• [Job]:
Pictures are not part of the copy; repeat everything else in the records exactly.

• [Extracted entries]:
....
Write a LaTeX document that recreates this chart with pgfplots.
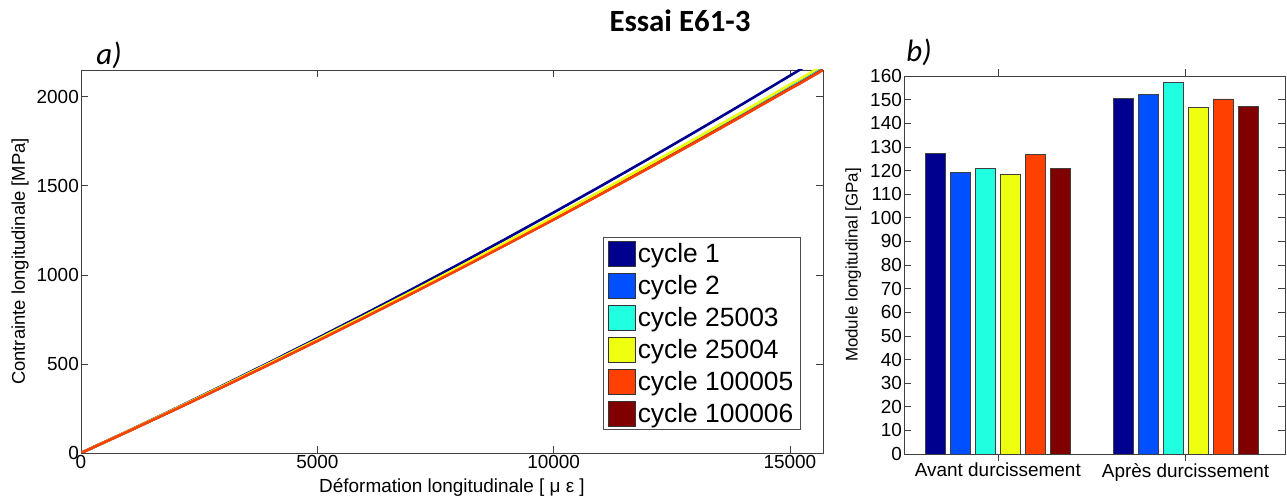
\documentclass[border=0pt]{standalone}
\usepackage{fontspec}
\setmainfont{Liberation Sans}
\newfontfamily\carlito{Carlito}
\usepackage{pgfplots}
\usepackage{pgfplotstable}
\pgfplotsset{compat=1.18}

\definecolor{c1}{RGB}{0,0,143}
\definecolor{c2}{RGB}{0,80,255}
\definecolor{c3}{RGB}{32,255,223}
\definecolor{c4}{RGB}{239,255,16}
\definecolor{c5}{RGB}{255,64,0}
\definecolor{c6}{RGB}{128,0,0}

\pgfplotstableread{
x      c1      c2      c3      c4      c5      c6
0      0       0       0       0       0       0
1000   123.8   122.6   122.0   123.1   121.6   121.8
2000   250.2   247.4   246.1   248.3   245.4   245.7
3000   379.0   374.2   372.3   375.7   371.2   371.6
4000   510.2   503.1   500.6   505.1   499.1   499.6
5000   644.0   634.1   631.0   636.7   629.1   629.7
6000   780.2   767.2   763.4   770.2   761.1   761.9
7000   919.0   902.5   898.0   906.0   895.3   896.2
8000   1060.2  1039.9  1034.7  1044.0  1031.6  1032.6
9000   1203.8  1179.3  1173.4  1184.0  1169.9  1171.1
10000  1350.0  1320.5  1313.9  1325.7  1310.0  1311.3
11000  1498.6  1464.4  1457.2  1470.2  1452.8  1454.3
12000  1649.8  1610.2  1602.2  1616.6  1597.4  1599.0
13000  1803.4  1758.1  1749.3  1765.0  1744.1  1745.8
14000  1959.4  1908.0  1898.5  1915.5  1892.8  1894.7
15000  2118.0  2060.1  2049.8  2068.2  2043.7  2045.7
15200  2150.0  2089.5  2079.2  2097.8  2072.9  2075.0
15700  2236.0  2167.2  2156.5  2175.8  2150.0  2152.2
}\curves

\pgfplotsset{
  mat/.style={
    scale only axis,
    axis line style={black!75, line width=0.8bp},
    tick style={black!75, line width=0.6bp},
    tick align=inside,
    major tick length=7bp,
    tick label style={font=\fontsize{19}{22}\selectfont, inner sep=2bp},
    /pgf/number format/assume math mode=true,
    /pgf/number format/1000 sep={},
    scaled ticks=false,
  }
}

\begin{document}
\begin{tikzpicture}
\useasboundingbox (0,0) rectangle (1287bp,499bp);

% ---------- a) ----------
\begin{axis}[mat,
  at={(81bp,46bp)}, anchor=south west,
  width=742bp, height=383bp,
  xmin=0, xmax=15700, ymin=0, ymax=2150,
  xtick={0,5000,10000,15000},
  ytick={0,500,1000,1500,2000},
  xlabel={Déformation longitudinale [ μ ε ]},
  ylabel={Contrainte longitudinale [MPa]},
  every axis x label/.style={at={(axis description cs:0.5,-0.089)}, anchor=center, font=\fontsize{19}{22}\selectfont},
  every axis y label/.style={at={(axis description cs:-0.082,0.5)}, rotate=90, anchor=center, font=\fontsize{18.5}{22}\selectfont},
  legend cell align=left,
  legend image code/.code={\draw[#1, draw=black!80, line width=0.6bp] (0bp,-12.5bp) rectangle (27bp,12.5bp);},
  legend style={at={(rel axis cs:0.97,0.06)}, anchor=south east,
    draw=black!70, line width=0.8bp,
    font=\fontsize{26.5}{30}\selectfont,
    inner xsep=5bp, inner ysep=3bp, row sep=6.5bp,
    nodes={inner xsep=2bp, inner ysep=2bp}},
]
\addplot[c1, line width=2.6bp, forget plot] table[x=x, y=c1] {\curves};
\addplot[c2, line width=2.6bp, forget plot] table[x=x, y=c2] {\curves};
\addplot[c3, line width=2.6bp, forget plot] table[x=x, y=c3] {\curves};
\addplot[c6, line width=2.6bp, forget plot] table[x=x, y=c6] {\curves};
\addplot[c4, line width=2.6bp, forget plot] table[x=x, y=c4] {\curves};
\addplot[c5, line width=2.6bp, forget plot] table[x=x, y=c5] {\curves};
\addlegendimage{fill=c1}\addlegendentry{cycle 1}
\addlegendimage{fill=c2}\addlegendentry{cycle 2}
\addlegendimage{fill=c3}\addlegendentry{cycle 25003}
\addlegendimage{fill=c4}\addlegendentry{cycle 25004}
\addlegendimage{fill=c5}\addlegendentry{cycle 100005}
\addlegendimage{fill=c6}\addlegendentry{cycle 100006}
\end{axis}

% ---------- b) ----------
\begin{axis}[mat,
  at={(904bp,45bp)}, anchor=south west,
  width=381bp, height=378bp,
  xmin=0.5, xmax=2.53, ymin=0, ymax=160,
  ybar=5bp, bar width=20bp,
  xtick={1,2},
  xticklabels={Avant durcissement, Après durcissement},
  ytick={0,10,...,160},
  ylabel={Module longitudinal [GPa]},
  every axis y label/.style={at={(axis description cs:-0.133,0.5)}, rotate=90, anchor=center, font=\fontsize{17}{20}\selectfont},
]
\addplot[fill=c1, draw=black!75, line width=0.6bp] coordinates {(1,127.2) (2,150.4)};
\addplot[fill=c2, draw=black!75, line width=0.6bp] coordinates {(1,119.2) (2,152.3)};
\addplot[fill=c3, draw=black!75, line width=0.6bp] coordinates {(1,121.0) (2,157.3)};
\addplot[fill=c4, draw=black!75, line width=0.6bp] coordinates {(1,118.4) (2,146.6)};
\addplot[fill=c5, draw=black!75, line width=0.6bp] coordinates {(1,126.9) (2,150.3)};
\addplot[fill=c6, draw=black!75, line width=0.6bp] coordinates {(1,121.0) (2,147.3)};
\end{axis}

\node[font=\carlito\bfseries\fontsize{31}{36}\selectfont] at (680bp,478bp) {Essai E61-3};
\node[font=\carlito\itshape\fontsize{31}{36}\selectfont] at (109bp,444bp) {a)};
\node[font=\carlito\itshape\fontsize{31}{36}\selectfont] at (919bp,447bp) {b)};
\end{tikzpicture}
\end{document}
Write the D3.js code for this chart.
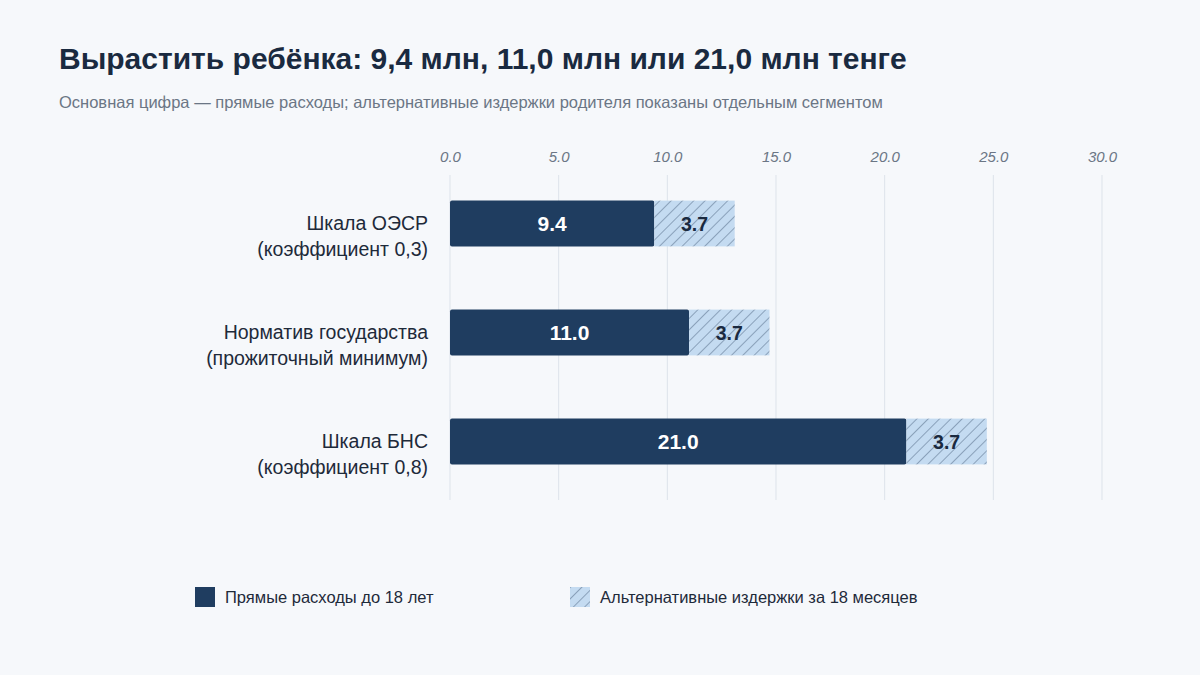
....
• [Response for this exercise]:
Write a LaTeX document that recreates this chart with pgfplots.
\documentclass[border=0pt]{standalone}
\usepackage{fontspec}
\setmainfont{Liberation Sans}
\newfontfamily\carlito{Carlito}
\usepackage{pgfplots}
\usepackage{pgfplotstable}
\pgfplotsset{compat=1.18}

\definecolor{c1}{RGB}{0,0,143}
\definecolor{c2}{RGB}{0,80,255}
\definecolor{c3}{RGB}{32,255,223}
\definecolor{c4}{RGB}{239,255,16}
\definecolor{c5}{RGB}{255,64,0}
\definecolor{c6}{RGB}{128,0,0}

\pgfplotstableread{
x      c1      c2      c3      c4      c5      c6
0      0       0       0       0       0       0
1000   123.8   122.6   122.0   123.1   121.6   121.8
2000   250.2   247.4   246.1   248.3   245.4   245.7
3000   379.0   374.2   372.3   375.7   371.2   371.6
4000   510.2   503.1   500.6   505.1   499.1   499.6
5000   644.0   634.1   631.0   636.7   629.1   629.7
6000   780.2   767.2   763.4   770.2   761.1   761.9
7000   919.0   902.5   898.0   906.0   895.3   896.2
8000   1060.2  1039.9  1034.7  1044.0  1031.6  1032.6
9000   1203.8  1179.3  1173.4  1184.0  1169.9  1171.1
10000  1350.0  1320.5  1313.9  1325.7  1310.0  1311.3
11000  1498.6  1464.4  1457.2  1470.2  1452.8  1454.3
12000  1649.8  1610.2  1602.2  1616.6  1597.4  1599.0
13000  1803.4  1758.1  1749.3  1765.0  1744.1  1745.8
14000  1959.4  1908.0  1898.5  1915.5  1892.8  1894.7
15000  2118.0  2060.1  2049.8  2068.2  2043.7  2045.7
15200  2150.0  2089.5  2079.2  2097.8  2072.9  2075.0
15700  2236.0  2167.2  2156.5  2175.8  2150.0  2152.2
}\curves

\pgfplotsset{
  mat/.style={
    scale only axis,
    axis line style={black!75, line width=0.8bp},
    tick style={black!75, line width=0.6bp},
    tick align=inside,
    major tick length=7bp,
    tick label style={font=\fontsize{19}{22}\selectfont, inner sep=2bp},
    /pgf/number format/assume math mode=true,
    /pgf/number format/1000 sep={},
    scaled ticks=false,
  }
}

\begin{document}
\begin{tikzpicture}
\useasboundingbox (0,0) rectangle (1287bp,499bp);

% ---------- a) ----------
\begin{axis}[mat,
  at={(81bp,46bp)}, anchor=south west,
  width=742bp, height=383bp,
  xmin=0, xmax=15700, ymin=0, ymax=2150,
  xtick={0,5000,10000,15000},
  ytick={0,500,1000,1500,2000},
  xlabel={Déformation longitudinale [ μ ε ]},
  ylabel={Contrainte longitudinale [MPa]},
  every axis x label/.style={at={(axis description cs:0.5,-0.089)}, anchor=center, font=\fontsize{19}{22}\selectfont},
  every axis y label/.style={at={(axis description cs:-0.082,0.5)}, rotate=90, anchor=center, font=\fontsize{18.5}{22}\selectfont},
  legend cell align=left,
  legend image code/.code={\draw[#1, draw=black!80, line width=0.6bp] (0bp,-12.5bp) rectangle (27bp,12.5bp);},
  legend style={at={(rel axis cs:0.97,0.06)}, anchor=south east,
    draw=black!70, line width=0.8bp,
    font=\fontsize{26.5}{30}\selectfont,
    inner xsep=5bp, inner ysep=3bp, row sep=6.5bp,
    nodes={inner xsep=2bp, inner ysep=2bp}},
]
\addplot[c1, line width=2.6bp, forget plot] table[x=x, y=c1] {\curves};
\addplot[c2, line width=2.6bp, forget plot] table[x=x, y=c2] {\curves};
\addplot[c3, line width=2.6bp, forget plot] table[x=x, y=c3] {\curves};
\addplot[c6, line width=2.6bp, forget plot] table[x=x, y=c6] {\curves};
\addplot[c4, line width=2.6bp, forget plot] table[x=x, y=c4] {\curves};
\addplot[c5, line width=2.6bp, forget plot] table[x=x, y=c5] {\curves};
\addlegendimage{fill=c1}\addlegendentry{cycle 1}
\addlegendimage{fill=c2}\addlegendentry{cycle 2}
\addlegendimage{fill=c3}\addlegendentry{cycle 25003}
\addlegendimage{fill=c4}\addlegendentry{cycle 25004}
\addlegendimage{fill=c5}\addlegendentry{cycle 100005}
\addlegendimage{fill=c6}\addlegendentry{cycle 100006}
\end{axis}

% ---------- b) ----------
\begin{axis}[mat,
  at={(904bp,45bp)}, anchor=south west,
  width=381bp, height=378bp,
  xmin=0.5, xmax=2.53, ymin=0, ymax=160,
  ybar=5bp, bar width=20bp,
  xtick={1,2},
  xticklabels={Avant durcissement, Après durcissement},
  ytick={0,10,...,160},
  ylabel={Module longitudinal [GPa]},
  every axis y label/.style={at={(axis description cs:-0.133,0.5)}, rotate=90, anchor=center, font=\fontsize{17}{20}\selectfont},
]
\addplot[fill=c1, draw=black!75, line width=0.6bp] coordinates {(1,127.2) (2,150.4)};
\addplot[fill=c2, draw=black!75, line width=0.6bp] coordinates {(1,119.2) (2,152.3)};
\addplot[fill=c3, draw=black!75, line width=0.6bp] coordinates {(1,121.0) (2,157.3)};
\addplot[fill=c4, draw=black!75, line width=0.6bp] coordinates {(1,118.4) (2,146.6)};
\addplot[fill=c5, draw=black!75, line width=0.6bp] coordinates {(1,126.9) (2,150.3)};
\addplot[fill=c6, draw=black!75, line width=0.6bp] coordinates {(1,121.0) (2,147.3)};
\end{axis}

\node[font=\carlito\bfseries\fontsize{31}{36}\selectfont] at (680bp,478bp) {Essai E61-3};
\node[font=\carlito\itshape\fontsize{31}{36}\selectfont] at (109bp,444bp) {a)};
\node[font=\carlito\itshape\fontsize{31}{36}\selectfont] at (919bp,447bp) {b)};
\end{tikzpicture}
\end{document}
Write the D3.js code for this chart.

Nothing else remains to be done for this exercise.